His argument for machine learning in market analysis is straightforward: human pattern recognition is encumbered by cognitive biases and limited by how many variables we can hold in mind simultaneously. Machines can systematically search much larger spaces. Logistic regression is one of the simplest machine learning methods, but its age doesn’t reduce its validity. It’s been around long enough to understand its failure modes, which is a genuine advantage over newer, more opaque techniques.

Signal filtering, which was Raiden’s commercial business for years, is a related application: taking the trade signals from an existing system and building a predictive model that estimates, at the time of each signal, whether it’s likely to succeed or fail. That model can then be used to filter out low-probability signals. The same logistic regression framework applies.

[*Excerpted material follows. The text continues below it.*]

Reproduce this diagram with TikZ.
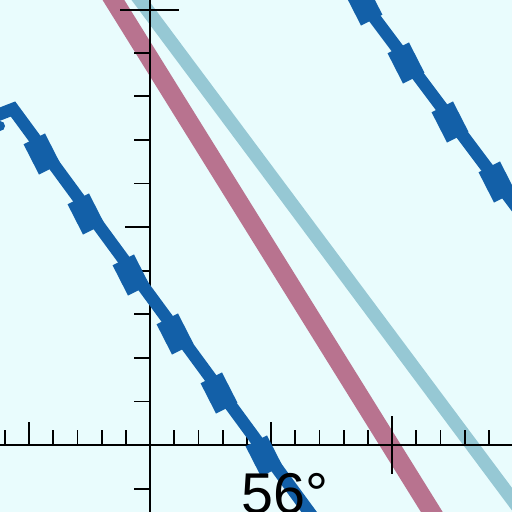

Practical implications for systematic traders

What does this research mean in practice? A few things worth carrying away:

  • The 50-200 moving average spread is a statistically grounded market state indicator, not just a popular signal. The four-fold difference in bear market probability above and below the threshold is meaningful over 120 years of data.
  • Testing indicators for market state classification is methodologically different from testing them for return prediction. The logistic regression approach gives you probability estimates, which are more honest than binary predictions.
  • Data mining over long histories doesn’t eliminate the multiple comparison problem, but it makes results more credible than testing over short periods.
  • The most widely cited technical indicators (50-200 MA, RSI) have more empirical support for market state detection than for trade entry/exit timing. The distinction matters.
  • Adding multiple well-validated indicators to a logistic regression model can improve classification accuracy, but the marginal benefit of each additional indicator decreases. Two or three good indicators often do most of the work.